Tatsächlich dürfte es für einen Hersteller von Sicherheitssoftware einer der schlimmsten Vorwürfe überhaupt sein, er würde selbst für die Unsicherheit seiner Kunden sorgen. Deshalb verteidigt sich Kaspersky vehement: Man helfe keinem Geheimdienst der Welt beim Spionieren. Das bekräftigt er in Interviews und twittert gegen den Verdacht an.
Zwar arbeite die Firma eng mit Strafverfolgern weltweit zusammen, auch in Deutschland. "We are very good friends with the Bundeskriminalamt", sagt Kaspersky etwa. Und offenbar ist die Firma auch "very good friends" mit dem Bundesamt für Sicherheit in der Informationstechnik (BSI) - denn das gab dem renommierten russischen Unternehmen umgehend Schützenhilfe und lobte die "vertrauensvolle Zusammenarbeit". Auch Innenminister Thomas de Maizière äußerte sich: "Unsere Erfahrungen mit Kaspersky sind positiv."
Die Tätigkeit seines Unternehmens, betont Eugene Kaspersky, bleibe aber stets defensiv. Für offensive Operationen sei man nicht zu haben.

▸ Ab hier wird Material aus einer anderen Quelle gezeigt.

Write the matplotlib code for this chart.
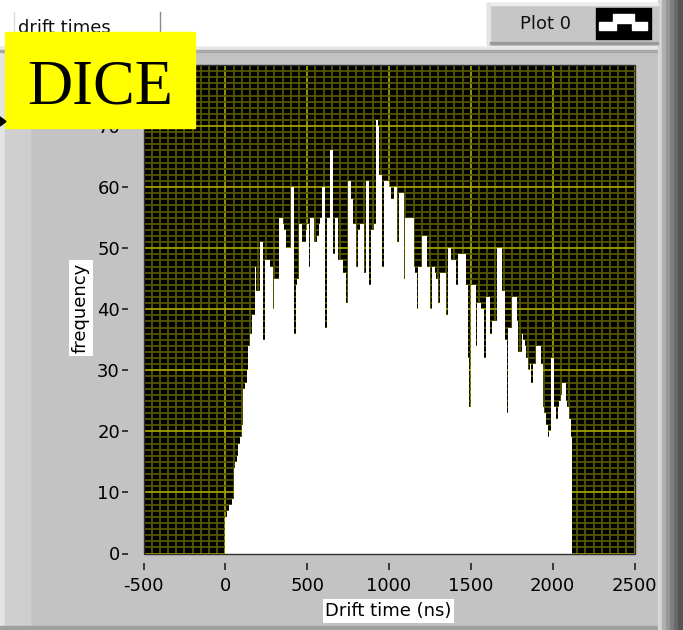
import numpy as np
import matplotlib.pyplot as plt
from matplotlib.patches import Rectangle, Polygon
from matplotlib.ticker import MultipleLocator

plt.rcParams['axes.unicode_minus'] = False

# drift time histogram, 10 ns bins starting at 0 ns
bin_width = 10
counts = [6, 7, 8, 8, 9, 14, 15, 16, 18, 19,
          21, 27, 28, 30, 34, 36, 39, 39, 47, 43,
          43, 51, 51, 35, 48, 48, 48, 47, 47, 40,
          45, 45, 45, 55, 55, 54, 53, 50, 50, 50,
          60, 60, 36, 44, 45, 54, 54, 51, 51, 53,
          54, 47, 55, 55, 51, 51, 52, 54, 55, 60,
          60, 37, 55, 55, 66, 66, 49, 55, 55, 48,
          48, 48, 46, 46, 41, 61, 61, 58, 54, 54,
          47, 53, 54, 54, 54, 46, 61, 61, 44, 53,
          53, 54, 71, 70, 62, 62, 47, 61, 61, 61,
          60, 58, 58, 60, 60, 51, 59, 59, 59, 45,
          55, 55, 55, 55, 55, 47, 46, 40, 47, 47,
          52, 52, 52, 47, 47, 40, 47, 47, 46, 45,
          41, 46, 46, 46, 46, 39, 50, 50, 48, 48,
          48, 44, 49, 49, 49, 49, 49, 44, 32, 24,
          44, 44, 44, 34, 41, 41, 40, 40, 32, 42,
          42, 42, 36, 38, 38, 38, 50, 50, 50, 43,
          43, 35, 23, 37, 37, 42, 42, 42, 38, 33,
          33, 36, 35, 34, 32, 30, 31, 28, 31, 31,
          34, 34, 34, 31, 24, 23, 21, 19, 20, 32,
          32, 24, 22, 24, 25, 26, 28, 28, 25, 24,
          22, 19, 0, 0, 0, 0, 0, 0, 0, 0]

x_ticks = [-500, 0, 500, 1000, 1500, 2000, 2500]
y_ticks = [0, 10, 20, 30, 40, 50, 60, 70]

edges = np.arange(len(counts) + 1) * bin_width

W, H = 683, 630
fig = plt.figure(figsize=(W / 100, H / 100), dpi=100)
fig.patch.set_facecolor('white')

# --- LabVIEW panel behind the graph (pixel coords, y down) ---
bg = fig.add_axes([0, 0, 1, 1], zorder=-1)
bg.set_xlim(0, W)
bg.set_ylim(H, 0)
bg.axis('off')
bg.add_patch(Rectangle((0, 47), W, H - 47, color='#c3c3c3'))
bg.add_patch(Rectangle((0, 47), 5, H - 47, color='#e4e4e4'))
bg.add_patch(Rectangle((5, 47), 25, H - 47, color='#cfcfcf'))
bg.add_patch(Rectangle((0, 47), W, 3, color='#e8e8e8'))
bg.add_patch(Rectangle((0, 50), W, 2, color='#a8a8a8'))
bg.add_patch(Rectangle((0, H - 4), W, 4, color='#a0a0a0'))
# right window edge
shades = ['#d6d6d6', '#b0b0b0', '#999999', '#808080', '#6a6a6a', '#555555']
for i, c in enumerate(shades):
    bg.add_patch(Rectangle((658 + i * 4, 0), 4 if i < 5 else 8, H, color=c))

# legend panel "Plot 0"
bg.add_patch(Rectangle((487, 3), 171, 42, color='#c6c6c6'))
bg.add_patch(Rectangle((487, 3), 171, 2, color='#ececec'))
bg.add_patch(Rectangle((487, 3), 3, 42, color='#e4e4e4'))
bg.add_patch(Rectangle((490, 42), 168, 2, color='#9a9a9a'))
bg.text(546, 24, 'Plot 0', fontsize=13, ha='center', va='center', color='#111111')
bg.add_patch(Rectangle((596, 8), 55, 31, color='black'))
bg.add_patch(Rectangle((599, 21.5), 17, 8, color='white'))
bg.add_patch(Rectangle((612.5, 13.5), 21.5, 9, color='white'))
bg.add_patch(Rectangle((631.5, 21.5), 15.5, 8, color='white'))

# "drift times" label box
bg.plot([160, 160], [12, 42], color='#8a8a8a', lw=1)
bg.plot([14, 14], [12, 42], color='#dddddd', lw=1)
bg.text(18, 28, 'drift times', fontsize=13, ha='left', va='center', color='#111111')

# axis labels with white boxes
bg.text(388.5, 611, 'Drift time (ns)', fontsize=13, ha='center', va='center',
        bbox=dict(boxstyle='square,pad=0.15', fc='white', ec='none'))
bg.text(81, 308, 'frequency', fontsize=13, ha='center', va='center', rotation=90,
        bbox=dict(boxstyle='square,pad=0.15', fc='white', ec='none'))

# --- the graph itself ---
left, right, top, bottom = 143.5, 634.5, 65, 553.5
ax = fig.add_axes([left / W, 1 - bottom / H, (right - left) / W, (bottom - top) / H])
ax.set_facecolor('black')
ax.stairs(counts, edges, fill=True, color='white', antialiased=False, zorder=2)

ax.set_xlim(-500, 2500)
ax.set_ylim(0, 80)
ax.set_xticks(x_ticks)
ax.set_yticks(y_ticks)
ax.xaxis.set_minor_locator(MultipleLocator(50))
ax.yaxis.set_minor_locator(MultipleLocator(1))
ax.set_axisbelow(True)
ax.grid(which='minor', color='#565600', lw=1.3)
ax.grid(which='major', color='#a0a000', lw=1.3)

for s in ['top', 'right']:
    ax.spines[s].set_visible(False)
ax.spines['left'].set_position(('outward', 11))
ax.spines['bottom'].set_position(('outward', 7))
ax.spines['left'].set_visible(False)
ax.spines['bottom'].set_visible(False)
ax.tick_params(which='minor', length=0)
ax.tick_params(axis='y', which='major', direction='out', length=4.5, width=1.2,
               color='#222222', labelsize=13, pad=1.5)
ax.tick_params(axis='x', which='major', direction='out', length=5, width=1.2,
               color='#222222', labelsize=13, pad=5)
ax.add_patch(Rectangle((0, 0), 1, 1, transform=ax.transAxes, fill=False,
                       ec='#303030', lw=1, zorder=5, clip_on=False))

# --- overlay: DICE tag ---
ov = fig.add_axes([0, 0, 1, 1], zorder=5)
ov.set_xlim(0, W)
ov.set_ylim(H, 0)
ov.axis('off')
ov.patch.set_alpha(0)
ov.add_patch(Rectangle((5, 32), 190, 96, color='#ffff00'))
ov.text(100, 103, 'DICE', family='Liberation Serif', fontsize=45,
        ha='center', va='baseline', color='black')
ov.add_patch(Polygon([(0, 117), (6, 121.5), (0, 126)], color='black'))

fig.savefig('out.png', dpi=100)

Allerdings sei es besorgniserregend, was gerade im internationalen Cyberspace passiere, findet Kaspersky. "Ich will es nicht Krieg nennen, aber der Cyberspace ist wirklich vergiftet." Zwar könne ein Programmcode nie einen endgültigen Beweis liefern, aus welchen Land ein bestimmter Angriff komme. Er würde aber sagen, die weltweit aktivste Schadsoftware für Spionagetätigkeiten stamme aus dem englischsprachigen, dem russischen und dem chinesischen Raum.

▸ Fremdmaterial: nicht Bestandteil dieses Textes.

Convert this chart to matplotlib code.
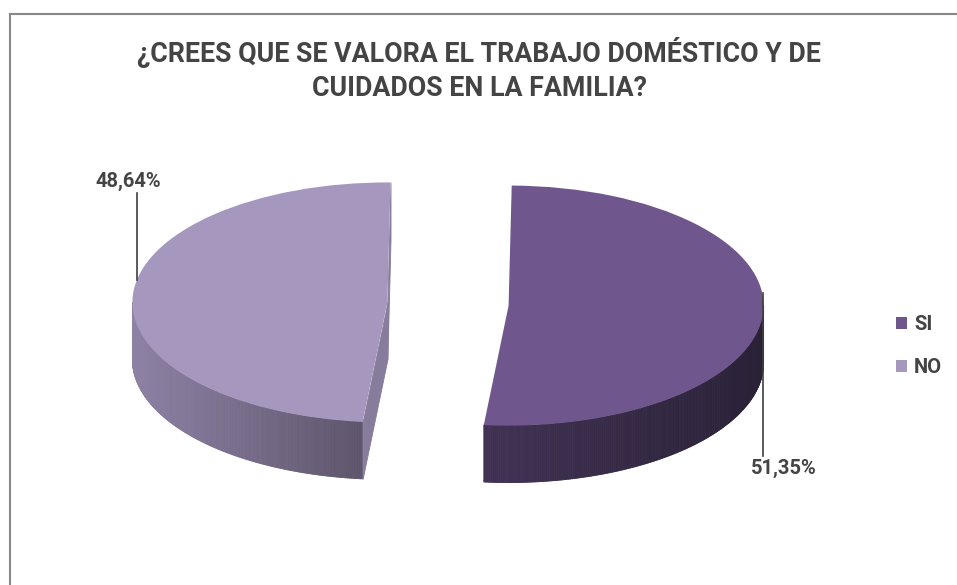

Die Entscheidung von Best Buy sei "ein Fehler"
Zumindest wirtschaftlich ist die Ansage des Heimatschutzministeriums für Kaspersky Lab angeblich kein großes Problem, heißt es: "Ehrlich gesagt gingen unsere Verkäufe an die amerikanische Regierung gegen null", so der Firmenchef.
Die Entscheidung von Best Buy hält Kaspersky "für einen Fehler": "Die Best-Buy-Kunden werden einfach zu einem anderen Händler gehen, um unsere Produkte zu kaufen." Mittlerweile würden die meisten Produkte der russischen Firma in den USA ohnehin nicht mehr über Händler, sondern direkt online gekauft.
Der Imageschaden allerdings könnte für die Firma beträchtlich werden. Deshalb trommelt der Security-Spezialist nun für seinen Laden - und möchte auch einer Einladung des amerikanischen Repräsentantenhaus folgen, Ende September zu den Vorwürfen Stellung zu nehmen. Kaspersky Lab wollte sich so transparent wie möglich geben, verspricht Kaspersky. Auf Wunsch einer Regierung zeige man auch gern den Programmcode her und geben Einblicke in die Firmenprozesse.
Den Nutzern seiner Software verspricht er zumindest: "Wir werden unseren Kunden niemals schaden. Wir schützen sie vor Malware - sei sie nun russische oder amerikanische oder von irgendeiner anderen Nation." Das sei schließlich ihr Job.
Die Nutzer dürften ihn beim Wort nehmen.